**WRITTEN INSTRUCTION:** Copy each line exactly. Drop every picture.

═════ DATASET SECTION

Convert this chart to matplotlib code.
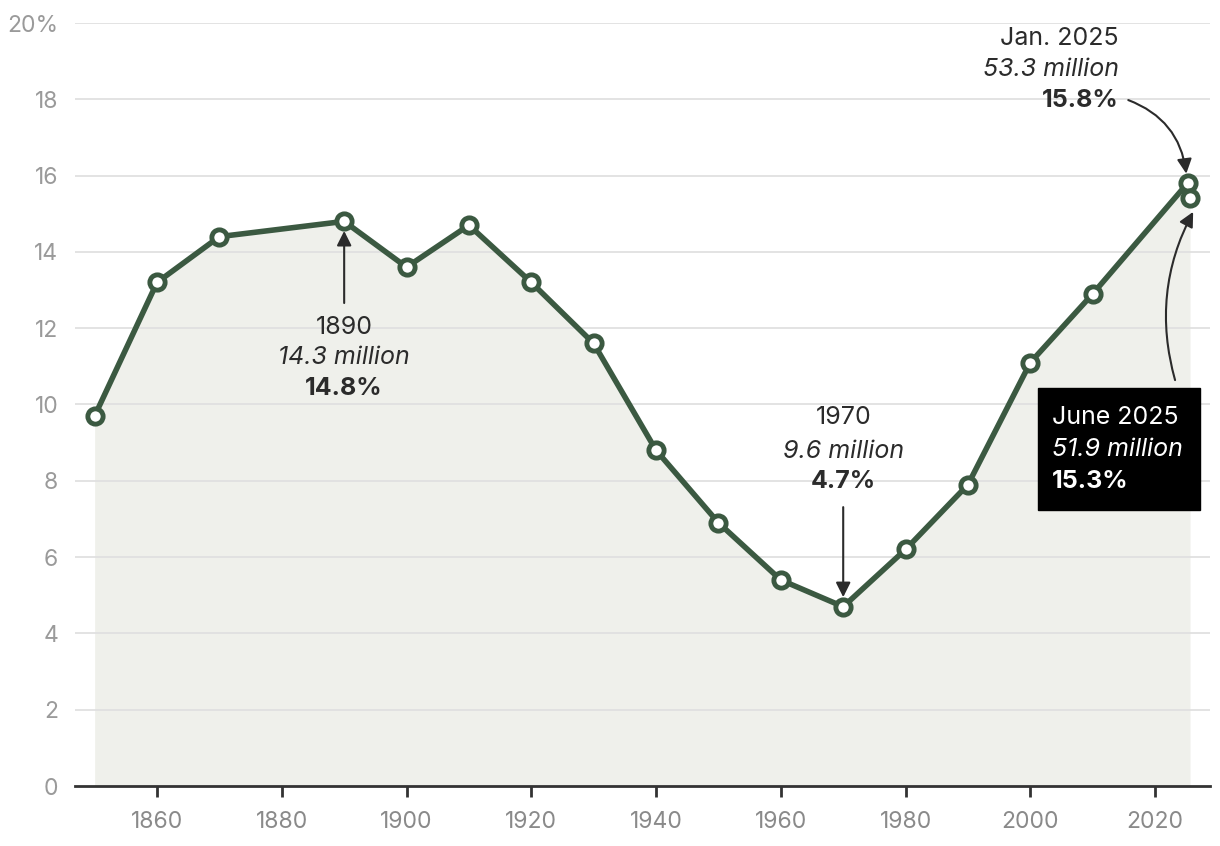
import numpy as np
import matplotlib.pyplot as plt
from matplotlib.patches import Rectangle

plt.rcParams['font.family'] = ['Inter', 'DejaVu Sans']

# foreign-born share of US population, %
years = [1850, 1860, 1870, 1890, 1900, 1910, 1920, 1930, 1940, 1950,
         1960, 1970, 1980, 1990, 2000, 2010, 2025.2, 2025.6]
share = [9.7, 13.2, 14.4, 14.8, 13.6, 14.7, 13.2, 11.6, 8.8, 6.9,
         5.4, 4.7, 6.2, 7.9, 11.1, 12.9, 15.8, 15.4]

yticks = [0, 2, 4, 6, 8, 10, 12, 14, 16, 18, 20]
ytick_labels = ['0', '2', '4', '6', '8', '10', '12', '14', '16', '18', '20%']
xticks = [1860, 1880, 1900, 1920, 1940, 1960, 1980, 2000, 2020]

green = '#3b5941'
fill = '#eff0eb'
txt = '#2b2b2b'

fig = plt.figure(figsize=(12.2, 8.46), dpi=100)
ax = fig.add_axes([75/1220, 1-786/846, 1135/1220, (786-23)/846])

ax.fill_between(years, share, 0, color=fill, zorder=1, lw=0)
for t in yticks[1:]:
    ax.axhline(t, color='#e0e0e0', lw=1.3, zorder=2)
ax.plot(years, share, color=green, lw=4, zorder=4,
        marker='o', ms=11, mfc='white', mec=green, mew=3.5)

ax.set_xlim(1846.85, 2028.8)
ax.set_ylim(0, 20)
ax.set_yticks(yticks)
ax.set_yticklabels(ytick_labels)
ax.set_xticks(xticks)
for s in ['top', 'right', 'left']:
    ax.spines[s].set_visible(False)
ax.spines['bottom'].set_color('#333333')
ax.spines['bottom'].set_linewidth(2)
ax.tick_params(axis='y', length=0, labelsize=16.5, labelcolor='#9a9a9a', pad=12)
ax.tick_params(axis='x', length=8, width=2, color='#333333', labelsize=16.5,
               labelcolor='#8a8a8a', pad=10)

fs = 18

def label(x, ys, lines, ha='center', color=txt):
    styles = [dict(), dict(style='italic'), dict(weight='bold')]
    for y, s, st in zip(ys, lines, styles):
        ax.text(x, y, s, ha=ha, va='center', fontsize=fs, color=color,
                zorder=6, clip_on=False, **st)

arrow = dict(arrowstyle='-|>', color=txt, lw=1.5, mutation_scale=22,
             shrinkA=0, shrinkB=0)

# 1890
label(1890, [12.03, 11.22, 10.41], ['1890', '14.3 million', '14.8%'])
ax.annotate('', xy=(1890, 14.55), xytext=(1890, 12.66),
            arrowprops=arrow, zorder=3)

# 1970
label(1970, [9.65, 8.78, 7.97], ['1970', '9.6 million', '4.7%'])
ax.annotate('', xy=(1970, 4.95), xytext=(1970, 7.31),
            arrowprops=arrow, zorder=3)

# Jan. 2025
label(2014.2, [19.6, 18.77, 17.98], ['Jan. 2025', '53.3 million', '15.8%'], ha='right')
ax.annotate('', xy=(2025.0, 16.05), xytext=(2015.7, 17.98),
            arrowprops=dict(arrow, connectionstyle='arc3,rad=-0.3'), zorder=3)

# June 2025
ax.add_patch(Rectangle((2001.3, 7.23), 25.9, 3.2, color='black', zorder=5,
                       clip_on=False))
label(2003.5, [9.65, 8.81, 7.99], ['June 2025', '51.9 million', '15.3%'],
      ha='left', color='white')
ax.annotate('', xy=(2026.1, 15.05), xytext=(2023.2, 10.64),
            arrowprops=dict(arrow, connectionstyle='arc3,rad=-0.2'), zorder=3)

fig.savefig('out.png', dpi=100)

══════════

**TASK OUTPUT:**
Convert this chart to matplotlib code.
import numpy as np
import matplotlib.pyplot as plt
from matplotlib.patches import Rectangle

plt.rcParams['font.family'] = ['Inter', 'DejaVu Sans']

# foreign-born share of US population, %
years = [1850, 1860, 1870, 1890, 1900, 1910, 1920, 1930, 1940, 1950,
         1960, 1970, 1980, 1990, 2000, 2010, 2025.2, 2025.6]
share = [9.7, 13.2, 14.4, 14.8, 13.6, 14.7, 13.2, 11.6, 8.8, 6.9,
         5.4, 4.7, 6.2, 7.9, 11.1, 12.9, 15.8, 15.4]

yticks = [0, 2, 4, 6, 8, 10, 12, 14, 16, 18, 20]
ytick_labels = ['0', '2', '4', '6', '8', '10', '12', '14', '16', '18', '20%']
xticks = [1860, 1880, 1900, 1920, 1940, 1960, 1980, 2000, 2020]

green = '#3b5941'
fill = '#eff0eb'
txt = '#2b2b2b'

fig = plt.figure(figsize=(12.2, 8.46), dpi=100)
ax = fig.add_axes([75/1220, 1-786/846, 1135/1220, (786-23)/846])

ax.fill_between(years, share, 0, color=fill, zorder=1, lw=0)
for t in yticks[1:]:
    ax.axhline(t, color='#e0e0e0', lw=1.3, zorder=2)
ax.plot(years, share, color=green, lw=4, zorder=4,
        marker='o', ms=11, mfc='white', mec=green, mew=3.5)

ax.set_xlim(1846.85, 2028.8)
ax.set_ylim(0, 20)
ax.set_yticks(yticks)
ax.set_yticklabels(ytick_labels)
ax.set_xticks(xticks)
for s in ['top', 'right', 'left']:
    ax.spines[s].set_visible(False)
ax.spines['bottom'].set_color('#333333')
ax.spines['bottom'].set_linewidth(2)
ax.tick_params(axis='y', length=0, labelsize=16.5, labelcolor='#9a9a9a', pad=12)
ax.tick_params(axis='x', length=8, width=2, color='#333333', labelsize=16.5,
               labelcolor='#8a8a8a', pad=10)

fs = 18

def label(x, ys, lines, ha='center', color=txt):
    styles = [dict(), dict(style='italic'), dict(weight='bold')]
    for y, s, st in zip(ys, lines, styles):
        ax.text(x, y, s, ha=ha, va='center', fontsize=fs, color=color,
                zorder=6, clip_on=False, **st)

arrow = dict(arrowstyle='-|>', color=txt, lw=1.5, mutation_scale=22,
             shrinkA=0, shrinkB=0)

# 1890
label(1890, [12.03, 11.22, 10.41], ['1890', '14.3 million', '14.8%'])
ax.annotate('', xy=(1890, 14.55), xytext=(1890, 12.66),
            arrowprops=arrow, zorder=3)

# 1970
label(1970, [9.65, 8.78, 7.97], ['1970', '9.6 million', '4.7%'])
ax.annotate('', xy=(1970, 4.95), xytext=(1970, 7.31),
            arrowprops=arrow, zorder=3)

# Jan. 2025
label(2014.2, [19.6, 18.77, 17.98], ['Jan. 2025', '53.3 million', '15.8%'], ha='right')
ax.annotate('', xy=(2025.0, 16.05), xytext=(2015.7, 17.98),
            arrowprops=dict(arrow, connectionstyle='arc3,rad=-0.3'), zorder=3)

# June 2025
ax.add_patch(Rectangle((2001.3, 7.23), 25.9, 3.2, color='black', zorder=5,
                       clip_on=False))
label(2003.5, [9.65, 8.81, 7.99], ['June 2025', '51.9 million', '15.3%'],
      ha='left', color='white')
ax.annotate('', xy=(2026.1, 15.05), xytext=(2023.2, 10.64),
            arrowprops=dict(arrow, connectionstyle='arc3,rad=-0.2'), zorder=3)

fig.savefig('out.png', dpi=100)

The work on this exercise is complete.